Remembering David Berman, Who Memorialized Suffering Through Song
Photo by Brent Stewart
Wondering about the well-being of writers who put their darkness out there in the light, and share it with an audience, is a mystery with no sound resolution. David Berman, the late poet and songwriter of Silver Jews’ artful American music, touched many with his surreal words on love, loss, and holiness. He was also one of those rarefied writers, self-aware enough to look at himself with profound clarity, morbidly funny, and devastatingly sad.
Berman died Wednesday at age 52, and the cause has not been reported as of this writing. Speculation can be profane, but his openness about depression and the body of work he left behind paint a sobering narrative.
Bob Nastanovich of Pavement fame, who frequently collaborated with Berman in Silver Jews, released a statement on Berman’s death:
“It was enlightening to have such a talented friend at a young age and realize that the talent wasn’t always a blessing,” he wrote. “David battled mental illness for nearly all of his life. He had professional help and the unyielding support of hundreds of good friends. He had many loving and devoted fans.”
Last month Berman released his first new LP in 11 years as Purple Mountains, and he was set to begin a tour this weekend.
The lyrics from the Purple Mountains tune, “Nights That Won’t Happen,” now sound prescient:
The world is like a roadside inn and we’re the guests inside
And death is a black camel that kneels down so we can ride
And when the dying’s finally done, and the suffering subsides
All the suffering gets done by the ones we leave behind
On nights that won’t happen
Time we won’t spend
Time we won’t spend
With each other again
Nights that won’t happen
Never reaching the end
Night that won’t happen
We can’t even begin
There are several moments in Berman’s poetry, and Silver Jews lyrics, too, where the pale specter of death comes to greet him. Berman always narrowly survived with his grace and wit to guide him.
We arrive at one such crossroads in “The Wild Kindness,” the closing standout to the Silver Jews’ 1998 masterpiece American Water, when Berman intones, “I’m gonna shine out in the wild silence / And spurn the sin of giving in.” It’s a moment of joy at the end of a bleak journey through the bucolic American landscape.
Another such line comes on Starlite Walker’s closing number, “Death of an Heir of Sorrows,” when Berman proclaims in his morose baritone: “I have not avoided certainty, it has always just alluded me / I wish I knew / I wish I knew for true.”

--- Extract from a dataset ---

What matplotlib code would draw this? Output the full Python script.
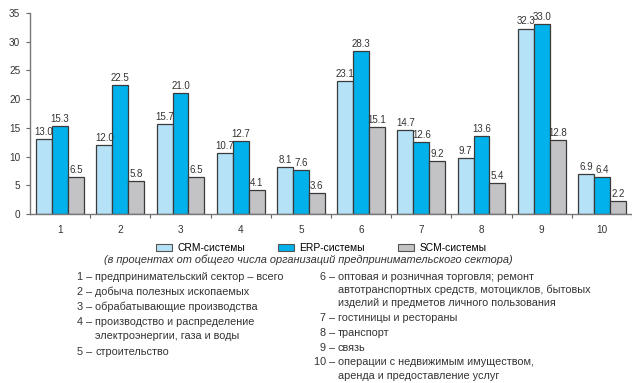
import numpy as np
import matplotlib.pyplot as plt
from matplotlib.patches import Patch

plt.rcParams['font.family'] = ['Liberation Sans', 'DejaVu Sans']

# Data (percent of all business-sector organizations)
groups = ['1', '2', '3', '4', '5', '6', '7', '8', '9', '10']
crm = [13.0, 12.0, 15.7, 10.7, 8.1, 23.1, 14.7, 9.7, 32.3, 6.9]
erp = [15.3, 22.5, 21.0, 12.7, 7.6, 28.3, 12.6, 13.6, 33.0, 6.4]
scm = [6.5, 5.8, 6.5, 4.1, 3.6, 15.1, 9.2, 5.4, 12.8, 2.2]
series_names = ['CRM-системы', 'ERP-системы', 'SCM-системы']
colors = ['#b5e2f6', '#00b1eb', '#c3c3c6']

left_notes = [
    ('1', ['предпринимательский сектор – всего']),
    ('2', ['добыча полезных ископаемых']),
    ('3', ['обрабатывающие производства']),
    ('4', ['производство и распределение', 'электроэнергии, газа и воды']),
    ('5', ['строительство']),
]
right_notes = [
    ('6', ['оптовая и розничная торговля; ремонт',
           'автотранспортных средств, мотоциклов, бытовых',
           'изделий и предметов личного пользования']),
    ('7', ['гостиницы и рестораны']),
    ('8', ['транспорт']),
    ('9', ['связь']),
    ('10', ['операции с недвижимым имуществом,', 'аренда и предоставление услуг']),
]
subtitle = '(в процентах от общего числа организаций предпринимательского сектора)'

W, H = 632, 383
fig = plt.figure(figsize=(W / 100, H / 100), dpi=100)
ax = fig.add_axes([30 / W, 1 - 214 / H, 602 / W, 201 / H])

x = np.arange(1, len(groups) + 1)
bw = 0.265
for i, (vals, c) in enumerate(zip([crm, erp, scm], colors)):
    pos = x + (i - 1) * bw
    bars = ax.bar(pos, vals, width=bw, color=c, edgecolor='#3a3a3a', linewidth=0.9)
    for b, v in zip(bars, vals):
        ax.text(b.get_x() + b.get_width() / 2, v + 0.35, f'{v:.1f}',
                ha='center', va='bottom', fontsize=7, color='#333333')

ax.set_xlim(0.5, len(groups) + 0.5)
ax.set_ylim(0, 35)
ax.set_yticks(range(0, 36, 5))
ax.set_xticks(x + 0.5, minor=False)
ax.set_xticklabels([])
ax.set_xticks(x, minor=True)
ax.set_xticklabels(groups, minor=True)
ax.tick_params(axis='x', which='major', length=3, color='#666666')
ax.tick_params(axis='x', which='minor', length=0, pad=8, labelsize=7.2, labelcolor='#333333')
ax.tick_params(axis='y', length=3, color='#666666', pad=4, labelsize=7.2, labelcolor='#333333')
for s in ['top', 'right']:
    ax.spines[s].set_visible(False)
for s in ['left', 'bottom']:
    ax.spines[s].set_color('#777777')
    ax.spines[s].set_linewidth(1.0)

handles = [Patch(facecolor=c, edgecolor='#555555', linewidth=0.8) for c in colors]
fig.legend(handles, series_names, loc='center', bbox_to_anchor=(321 / W, 1 - 248 / H),
           ncol=3, frameon=False, fontsize=7.4, handlelength=1.6, handleheight=0.6,
           handletextpad=0.5, columnspacing=3.2, borderpad=0)

fig.text(308 / W, 1 - 260 / H, subtitle, ha='center', va='center', fontsize=7.9,
         style='italic', color='#333333')


def draw_notes(notes, num_right, text_left, ys):
    k = 0
    for num, lines in notes:
        fig.text(num_right / W, 1 - ys[k] / H, num + ' –', ha='right', va='center',
                 fontsize=7.8, color='#333333')
        for j, line in enumerate(lines):
            fig.text(text_left / W, 1 - ys[k] / H, line, ha='left', va='center',
                     fontsize=7.8, color='#333333')
            k += 1


draw_notes(left_notes, 92, 95, [277, 292, 307, 322, 336, 352])
draw_notes(right_notes, 335, 338, [277, 290, 303, 318, 333, 348, 362, 376])

fig.savefig('out.png', dpi=100)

Social media eulogies from fans and friends consistently acknowledge that Berman didn’t hide his pain away, but rather memorialized it, even edified it, in song.
The poet Hanif Abdurraqib wrote, “David Berman was so unafraid of publicly wrestling with his own sadness, and so unafraid of being honest about what it is to sometimes lose that wrestling match. There are so many ways to feel small while tumbling through the world. Berman made a few seem comforting.”
Elsewhere, the paradox of a listener deriving joy from Berman’s sorrow was called out.
“Hurts that David Berman was suffering so much,” wrote songwriter Ryley Walker. “He brought me and I’m sure all of you so much joy. Twisted eccentricities of the suburbs were psychedelic cartoons in his lyrics. Sad day. It’s raining in NYC.”
Berman, who stated in recent final interviews that he had moved away from his formerly rekindled faith in Judaism, nonetheless had a deep and profound grasp of Jewish views on death as a transference, a passage into mystery.
The Mourner’s Kaddish exalts the lord’s name, and the kingdom of heaven, as echoing “beyond all earthly words and songs of blessing, praise, and comfort.” To that end, the mystery of death lies beyond words and music, something that cannot be quantified, and by extension, an inevitability we are temporarily shielded from so long as we sing toward the sky.
Berman had issues with what he came to call “such a subtle God” in Purple Mountains’ “Margaritas at the Mall,” using a backdrop of American capitalism to question and bemoan the premise that this seemingly almighty power has chosen to show wisdom in small, seemingly inconsequential ways while ignoring vast injustices that such a power could seemingly right. To that end, it’s all the more disquieting to think that Berman hadn’t found peace with his spirituality up until his death.
The unshakable feeling that Berman bore his suffering before us for our benefit, or more profanely, our entertainment, should not be dismissed. When an artist shares so much of their vulnerability before an audience, there’s this assumption that the ritual of creation somehow serves as therapy, soothes the pain, acts as a medicine or a balm, because that’s what we feel when we sit with their rawness.
Berman’s untimely death reminds us, then, that the relationship between artist and audience is not always an even exchange or reciprocal exercise in healing. Any assumption that an artist who can so transparently share their pain has already moved past their suffering should also be understood as optimistic naïveté. Truth is often much less balanced and pristine than polished verse.
CORRECTION: An earlier version of this story contained a poem by a different David Berman, incorrectly attributed to the musician.